▼
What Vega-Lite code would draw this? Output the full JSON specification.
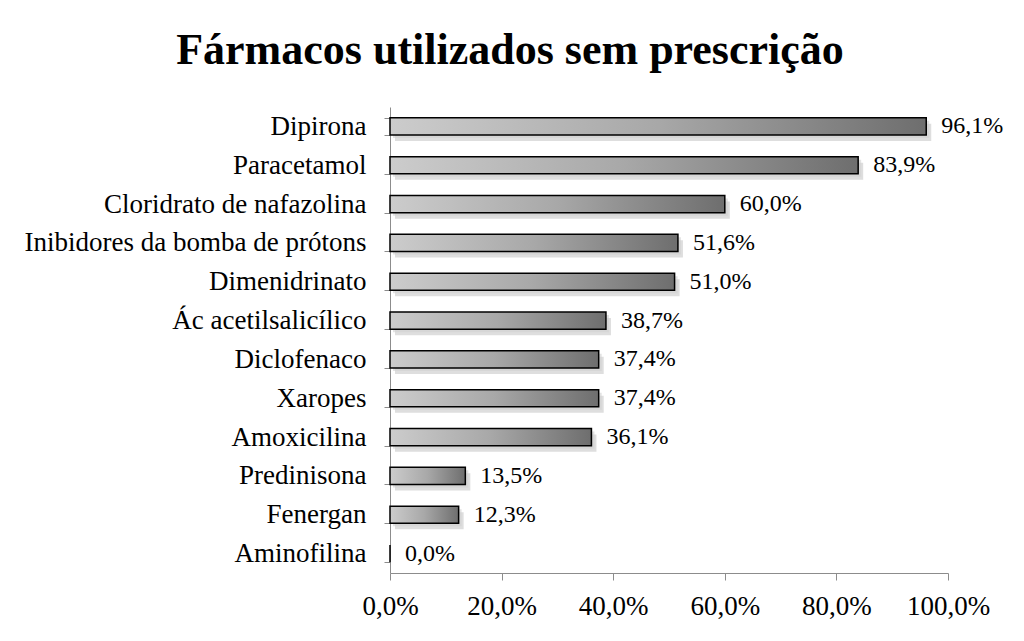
{
  "$schema": "https://vega.github.io/schema/vega-lite/v6.json",
  "autosize": {"type": "none"},
  "width": 558,
  "height": 466,
  "padding": {"left": 390, "top": 107, "right": 76, "bottom": 68},
  "background": "white",
  "title": {
    "text": "Fármacos utilizados sem prescrição",
    "font": "Liberation Serif",
    "fontSize": 44,
    "fontWeight": "bold",
    "color": "black",
    "anchor": "middle",
    "dx": -159,
    "offset": 20
  },
  "config": {
    "locale": {"number": {"decimal": ",", "thousands": ".", "grouping": [3], "currency": ["", ""]}},
    "view": {"stroke": null},
    "axis": {"labelFont": "Liberation Serif", "labelColor": "black", "grid": false, "domainColor": "#8c8c8c", "tickColor": "#8c8c8c", "labelLimit": 500}
  },
  "data": {
    "values": [
      {"farmaco": "Dipirona", "valor": 0.961},
      {"farmaco": "Paracetamol", "valor": 0.839},
      {"farmaco": "Cloridrato de nafazolina", "valor": 0.600},
      {"farmaco": "Inibidores da bomba de prótons", "valor": 0.516},
      {"farmaco": "Dimenidrinato", "valor": 0.510},
      {"farmaco": "Ác acetilsalicílico", "valor": 0.387},
      {"farmaco": "Diclofenaco", "valor": 0.374},
      {"farmaco": "Xaropes", "valor": 0.374},
      {"farmaco": "Amoxicilina", "valor": 0.361},
      {"farmaco": "Predinisona", "valor": 0.135},
      {"farmaco": "Fenergan", "valor": 0.123},
      {"farmaco": "Aminofilina", "valor": 0.0}
    ]
  },
  "encoding": {
    "y": {
      "field": "farmaco",
      "type": "nominal",
      "sort": null,
      "title": null,
      "scale": {"paddingInner": 0.56, "paddingOuter": 0.28},
      "axis": {"labelFontSize": 27, "tickBand": "extent", "tickSize": 6, "labelPadding": 18}
    },
    "x": {
      "field": "valor",
      "type": "quantitative",
      "title": null,
      "scale": {"domain": [0, 1], "nice": false},
      "axis": {"format": ".1%", "values": [0, 0.2, 0.4, 0.6, 0.8, 1.0], "labelFontSize": 27, "tickSize": 7, "labelPadding": 13, "labelOverlap": false, "labelFlush": false, "labelBound": false}
    }
  },
  "layer": [
    {
      "mark": {"type": "bar", "color": "#bdbdbd", "opacity": 0.5, "xOffset": 5, "yOffset": 6, "x2Offset": 5}
    },
    {
      "mark": {"type": "bar", "xOffset": 3, "yOffset": 3, "x2Offset": 3, "color": "#d0d0d0", "opacity": 0.6}
    },
    {
      "mark": {
        "type": "bar",
        "stroke": "black",
        "strokeWidth": 1.5,
        "color": {
          "gradient": "linear",
          "x1": 0, "x2": 1, "y1": 0, "y2": 0,
          "stops": [
            {"offset": 0, "color": "#cccccc"},
            {"offset": 0.5, "color": "#a8a8a8"},
            {"offset": 1, "color": "#6e6e6e"}
          ]
        }
      }
    },
    {
      "mark": {"type": "text", "align": "left", "baseline": "middle", "dx": 15, "font": "Liberation Serif", "fontSize": 24, "color": "black"},
      "encoding": {"text": {"field": "valor", "type": "quantitative", "format": ".1%"}}
    }
  ]
}
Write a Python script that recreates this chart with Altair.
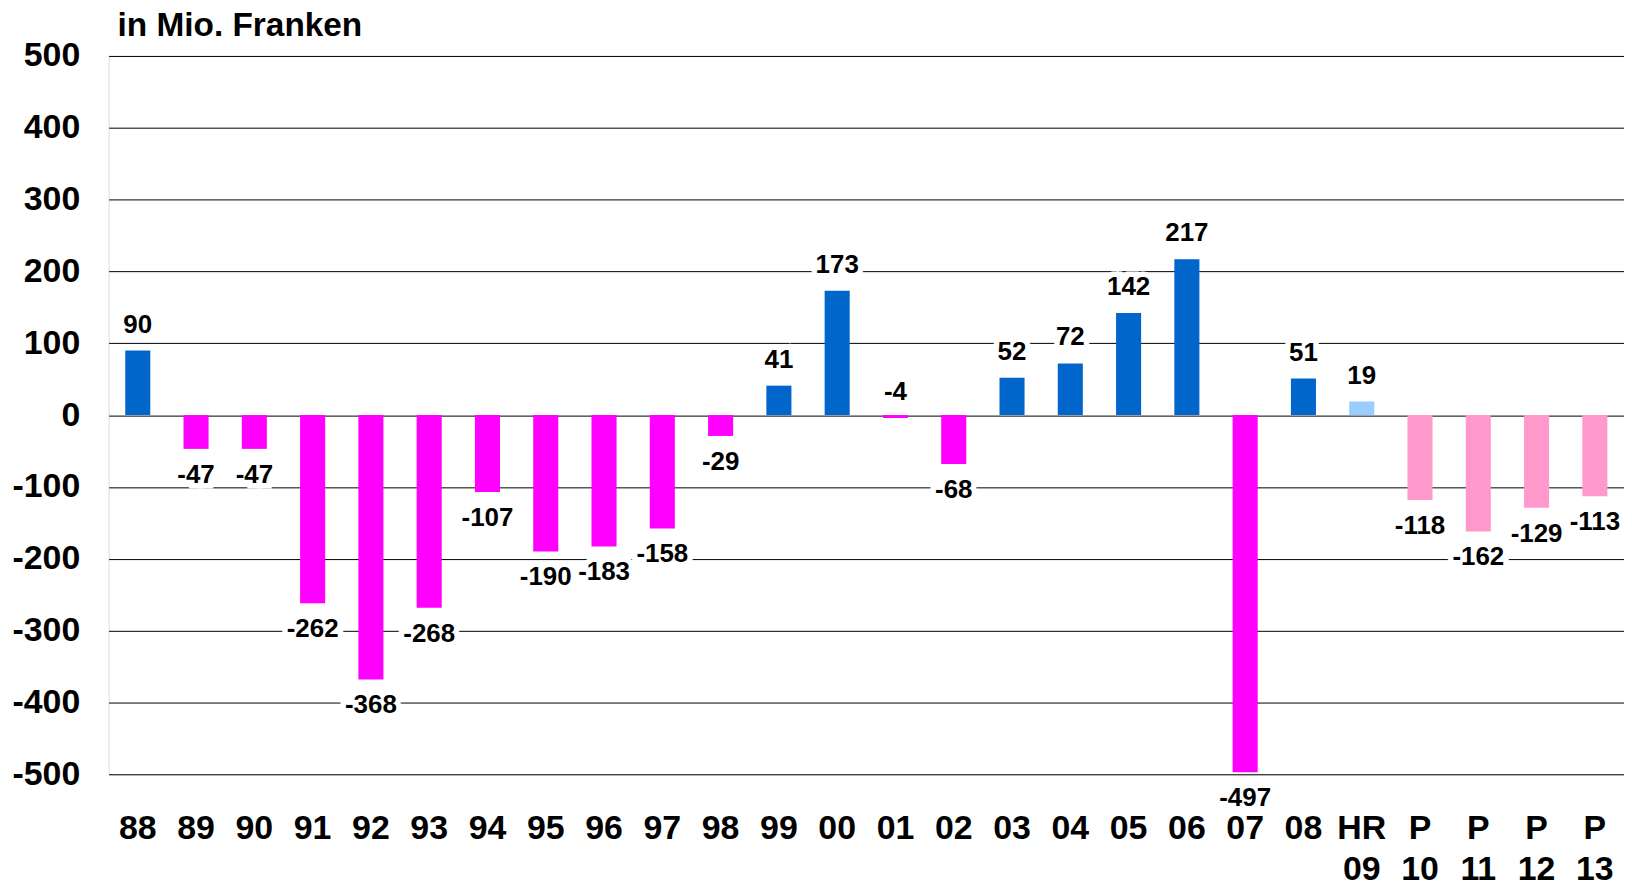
import altair as alt
import pandas as pd

categories = ["88", "89", "90", "91", "92", "93", "94", "95", "96", "97", "98", "99",
              "00", "01", "02", "03", "04", "05", "06", "07", "08",
              "HR 09", "P 10", "P 11", "P 12", "P 13"]
values = [90, -47, -47, -262, -368, -268, -107, -190, -183, -158, -29, 41,
          173, -4, -68, 52, 72, 142, 217, -497, 51,
          19, -118, -162, -129, -113]
kinds = ["actual"] * 21 + ["hr"] + ["plan"] * 4
y_ticks = [500, 400, 300, 200, 100, 0, -100, -200, -300, -400, -500]

df = pd.DataFrame({"cat": categories, "v": values, "kind": kinds})

FONT = "Liberation Sans"

base = alt.Chart(df).transform_calculate(
    grp="datum.kind == 'actual' ? (datum.v >= 0 ? 'pos' : 'neg') : datum.kind",
    lbl="'' + datum.v",
)

x = alt.X("cat:N", sort=categories, title=None,
          scale=alt.Scale(paddingInner=0.57, paddingOuter=0.285),
          axis=alt.Axis(orient="bottom", domain=False, ticks=False, tickSize=0,
                        labelAngle=0, labelFontSize=34, labelFontWeight="bold",
                        labelFont=FONT, labelColor="black",
                        labelExpr="split(datum.label, ' ')",
                        labelLineHeight=41.5, labelPadding=37, grid=False))
y = alt.Y("v:Q", title=None,
          scale=alt.Scale(domain=[-500, 500], nice=False, zero=True),
          axis=alt.Axis(values=y_ticks, grid=True, gridColor="black", gridWidth=1,
                        gridOpacity=1, domain=False, ticks=False, tickSize=0,
                        labelExpr="'' + datum.value",
                        labelPadding=29, labelFontSize=34, labelFontWeight="bold",
                        labelFont=FONT, labelColor="black"))

bars = base.mark_bar().encode(
    x=x, y=y,
    color=alt.Color("grp:N", legend=None,
                    scale=alt.Scale(domain=["pos", "neg", "hr", "plan"],
                                    range=["#0066CC", "#FF00FF", "#99CCFF", "#FF99CC"])),
)

def labels(cond, dy):
    layer_bg = base.transform_filter(cond).mark_text(
        font=FONT, fontSize=26, fontWeight="bold", baseline="middle", dy=dy,
        color="white", stroke="white", strokeWidth=11, strokeJoin="miter"
    ).encode(x=alt.X("cat:N", sort=categories), y="v:Q", text="lbl:N")
    layer_fg = base.transform_filter(cond).mark_text(
        font=FONT, fontSize=26, fontWeight="bold", baseline="middle", dy=dy,
        color="black"
    ).encode(x=alt.X("cat:N", sort=categories), y="v:Q", text="lbl:N")
    return layer_bg, layer_fg

up_bg, up_fg = labels("datum.v > -10", -26)
dn_bg, dn_fg = labels("datum.v <= -10", 26)

chart = alt.layer(bars, up_bg, dn_bg, up_fg, dn_fg).properties(
    width=1521, height=721,
    title=alt.TitleParams("in Mio. Franken", anchor="start", frame="group",
                          font=FONT, fontSize=33.5, fontWeight="bold", color="black",
                          dx=9, dy=5, offset=1),
    autosize=alt.AutoSizeParams(type="none"),
    padding={"left": 101, "top": 46.5, "right": 0, "bottom": 110},
).configure_view(stroke=None).configure(background="white")

chart.save("out.html", embed_options={"renderer": "svg", "actions": False})
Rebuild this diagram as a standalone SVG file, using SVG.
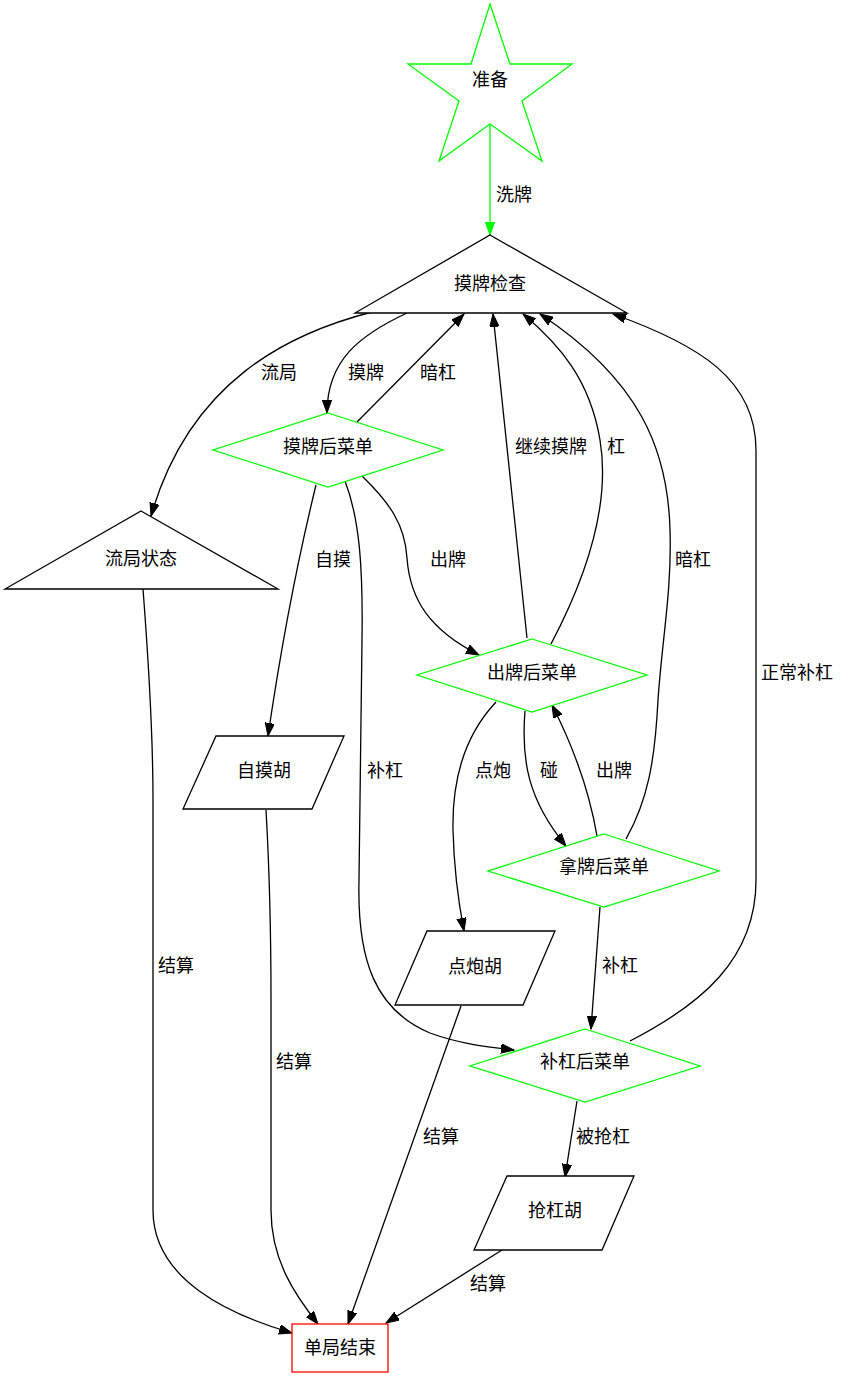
<svg xmlns="http://www.w3.org/2000/svg" width="845" height="1378" viewBox="0 0 845 1378">
<defs>
<style>
text{font-family:"Liberation Serif","Noto Sans CJK SC",serif;font-size:18px;fill:#000;text-anchor:middle;dominant-baseline:central}
.n{fill:#fff;stroke:#000;stroke-width:1.3}
.g{fill:#fff;stroke:#00ff00;stroke-width:1.3}
.r{fill:#fff;stroke:#ff0000;stroke-width:1.3}
.e{fill:none;stroke:#000;stroke-width:1.3;marker-end:url(#a)}
.eg{fill:none;stroke:#00ff00;stroke-width:1.3;marker-end:url(#ag)}
</style>
<marker id="a" markerUnits="userSpaceOnUse" markerWidth="14" markerHeight="10" refX="13" refY="4.7" orient="auto"><path d="M0,0 L13,4.7 L0,9.4 z" fill="#000" stroke="#000" stroke-width="1"/></marker>
<marker id="ag" markerUnits="userSpaceOnUse" markerWidth="14" markerHeight="10" refX="13" refY="4.7" orient="auto"><path d="M0,0 L13,4.7 L0,9.4 z" fill="#00ff00" stroke="#00ff00" stroke-width="1"/></marker>
</defs>
<rect width="845" height="1378" fill="#fff"/>
<g id="edges">
<path class="eg" d="M490,124 L490,235"/><text x="514" y="195">洗牌</text>
<path class="e" d="M372,312 C290,333 190,380 151,516"/><text x="279" y="373">流局</text>
<path class="e" d="M407,313 C360,335 327,360 327,413"/><text x="366" y="373">摸牌</text>
<path class="e" d="M357,422 L464,314"/><text x="438" y="373">暗杠</text>
<path class="e" d="M527,638 L493,314"/><text x="551" y="447">继续摸牌</text>
<path class="e" d="M551,644 C590,570 610,500 600,440 C590,380 560,345 523,314"/><text x="616" y="447">杠</text>
<path class="e" d="M626,839 C648,800 655,760 658,700 C662,640 672,590 670,530 C668,450 640,380 540,314"/><text x="693" y="560">暗杠</text>
<path class="e" d="M630,1041 C700,1005 756,960 756,880 L756,450 C756,380 700,345 613,314"/><text x="797" y="673">正常补杠</text>
<path class="e" d="M316,485 C305,530 285,620 268,736"/><text x="333" y="560">自摸</text>
<path class="e" d="M362,476 C390,503 405,525 407,558 C410,600 430,630 479,655"/><text x="448" y="560">出牌</text>
<path class="e" d="M345,481 C360,520 363,570 362,640 L359,880 C357,960 375,1010 430,1033 C460,1044 488,1047 514,1050"/><text x="385" y="771">补杠</text>
<path class="e" d="M496,702 C465,735 452,780 453,830 C454,870 458,900 464,931"/><text x="493" y="771">点炮</text>
<path class="e" d="M525,711 C521,760 528,800 566,846"/><text x="549" y="771">碰</text>
<path class="e" d="M597,836 C590,795 575,750 552,705"/><text x="614" y="771">出牌</text>
<path class="e" d="M600,907 L591,1029"/><text x="620" y="966">补杠</text>
<path class="e" d="M577,1101 L565,1177"/><text x="603" y="1137">被抢杠</text>
<path class="e" d="M143,589 C150,680 153,740 153,800 L153,1210 C153,1280 230,1315 292,1333"/><text x="176" y="966">结算</text>
<path class="e" d="M266,810 C270,880 271,920 271,1000 L271,1210 C271,1260 295,1295 318,1324"/><text x="294" y="1062">结算</text>
<path class="e" d="M461,1006 L348,1324"/><text x="441" y="1137">结算</text>
<path class="e" d="M502,1250 L386,1323"/><text x="488" y="1284">结算</text>
</g>
<g id="zhunbei"><polygon class="g" points="490,4 510,64 572,64 522,101 542,161 490,124 439,161 459,101 408,64 471,64"/><text x="490" y="80">准备</text></g>
<g id="mopaijiancha"><polygon class="n" points="490,235 627,313 355,313"/><text x="490" y="284">摸牌检查</text></g>
<g id="liujuzhuangtai"><polygon class="n" points="141,511 278,589 5,589"/><text x="141" y="559">流局状态</text></g>
<g id="mopaihoucaidan"><polygon class="g" points="328,413 443,450 328,487 213,450"/><text x="328" y="447">摸牌后菜单</text></g>
<g id="chupaihoucaidan"><polygon class="g" points="532,639 647,675 532,712 417,675"/><text x="532" y="673">出牌后菜单</text></g>
<g id="napaihoucaidan"><polygon class="g" points="604,834 719,871 604,907 488,871"/><text x="604" y="867">拿牌后菜单</text></g>
<g id="bugang"><polygon class="g" points="585,1029 700,1066 585,1102 470,1066"/><text x="585" y="1062">补杠后菜单</text></g>
<g id="zimohu"><polygon class="n" points="216,736 344,736 312,809 183,809"/><text x="264" y="771">自摸胡</text></g>
<g id="dianpaohu"><polygon class="n" points="427,931 555,931 523,1005 395,1005"/><text x="475" y="967">点炮胡</text></g>
<g id="qiangganghu"><polygon class="n" points="507,1176 634,1176 602,1250 474,1250"/><text x="555" y="1211">抢杠胡</text></g>
<g id="danjujieshu"><rect class="r" x="292" y="1324" width="96" height="48"/><text x="340" y="1348">单局结束</text></g>
</svg>
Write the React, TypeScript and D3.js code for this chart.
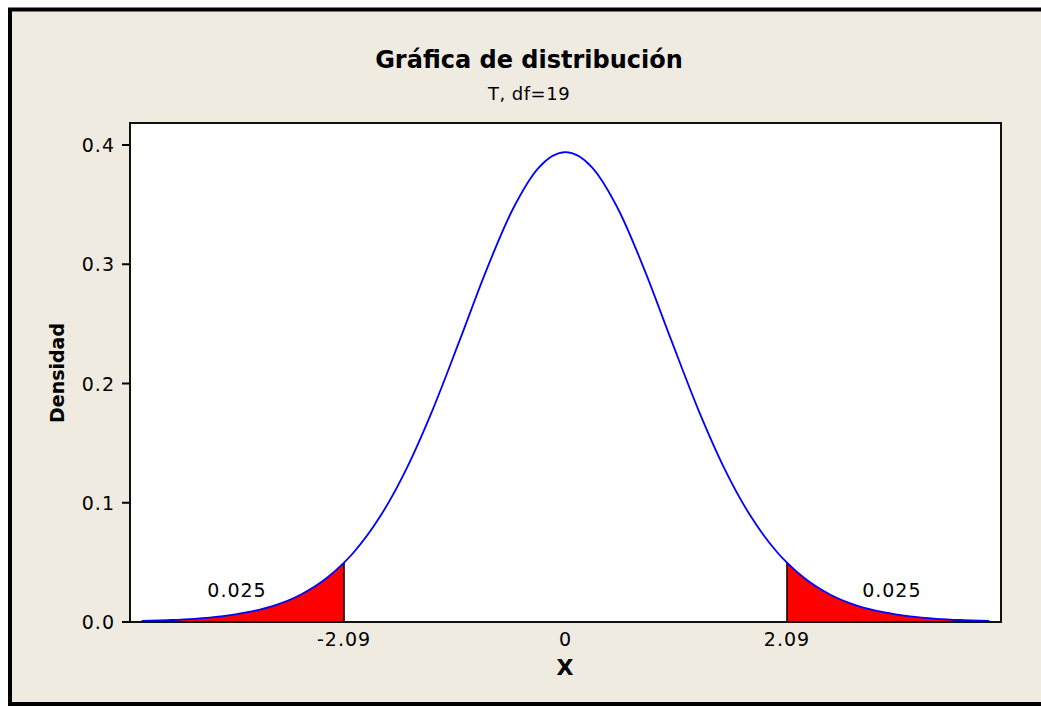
▲
» **Set problem**
Pictures in the material above should be skipped; print exactly the lines from the one with "Write a Python" through the one with "import pandas as pd".

» **Solution**
Write a Python script that recreates this chart with Altair.
import altair as alt
import pandas as pd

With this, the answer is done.